Confident Feature Ranking
Bitya Neuhof, Yuval Benjamini
TL;DR
The paper tackles instability in post-hoc FI rankings by formalizing a base-to-global framework that separates base FI variability from global FI values. It introduces procedures to construct simultaneous confidence intervals for true feature ranks via pairwise tests and FWER control (Holm, Min-P), enabling reliable top-k selections even under correlation and nonnormality. The authors validate the approach with synthetic experiments, SHAP/TreeSHAP-based simulations, and real data (bike sharing, COMPAS, Nomao), showing high simultaneous coverage and competitive efficiency, while highlighting practical considerations like runtime and tail behavior. This work provides a principled, interpretable way to quantify ranking uncertainty in FI analyses, with implications for more stable model explanations and feature selection decisions.
Abstract
Machine learning models are widely applied in various fields. Stakeholders often use post-hoc feature importance methods to better understand the input features' contribution to the models' predictions. The interpretation of the importance values provided by these methods is frequently based on the relative order of the features (their ranking) rather than the importance values themselves.

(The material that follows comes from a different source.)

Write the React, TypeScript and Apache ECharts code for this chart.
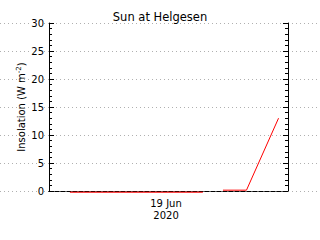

Since the order may be unstable, we present a framework for quantifying the uncertainty in global importance values. We propose a novel method for the post-hoc interpretation of feature importance values that is based on the framework and pairwise comparisons of the feature importance values. This method produces simultaneous confidence intervals for the features' ranks, which include the ``true'' (infinite sample) ranks with high probability, and enables the selection of the set of the top-k important features.